André jouant du piano, et l’interrogation que cette vision – écoute a provoqué en moi, me le permet.
Quelques fois, André disait avant de se mettre à jouer : « je ne suis pas un virtuose ». Je ne comprenais pas au début pourquoi il faisait cette différence. Plus tard, j’ai compris le discernement qu’il faisait. Il savait que la musique et l’art ne passent pas par la technique.
Que veut dire « être virtuose » ? Cela engage une autre manière de pensée, une autre recherche. Une manière de penser que la répétition mécanique et automatique amène à la virtuosité. Grâce à ses maîtres, André avait reçu un autre apprentissage qui n’était pas cette sorte de mécanisation. En cela, il était un grand pianiste, n’ayant aucun problème, ni avec la technique, ni avec l’objet.

L’objet, un marteau ou une guitare, ont des finalités différentes. Planter un clou peut se faire aussi avec art et élégance, comme jouer de la guitare ou d’un autre instrument. La manière de se comporter avec un objet, outil, ou instrument, provient de la pensée et de la tension vers la finalité de l’acte à accomplir.
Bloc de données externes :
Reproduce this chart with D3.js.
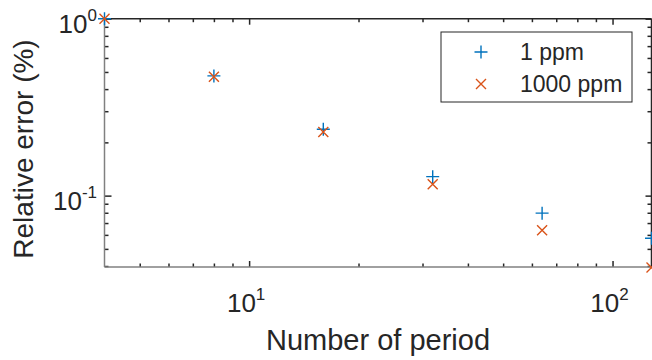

Quelle est la finalité de l’outil ou de l’instrument ? Avant d’y penser, il faut établir un rapport élégant avec l’instrument, qui exclut la précipitation pour arriver au but. C’est la réflexion sur « le comment faire ». Faire attention que l’instrument ne nous gêne pas, mais soit le prolongement de nous – mêmes. De la même façon, ce « faire attention » nous permet la transposition dans les rapports humains. Ne pas gêner les autres.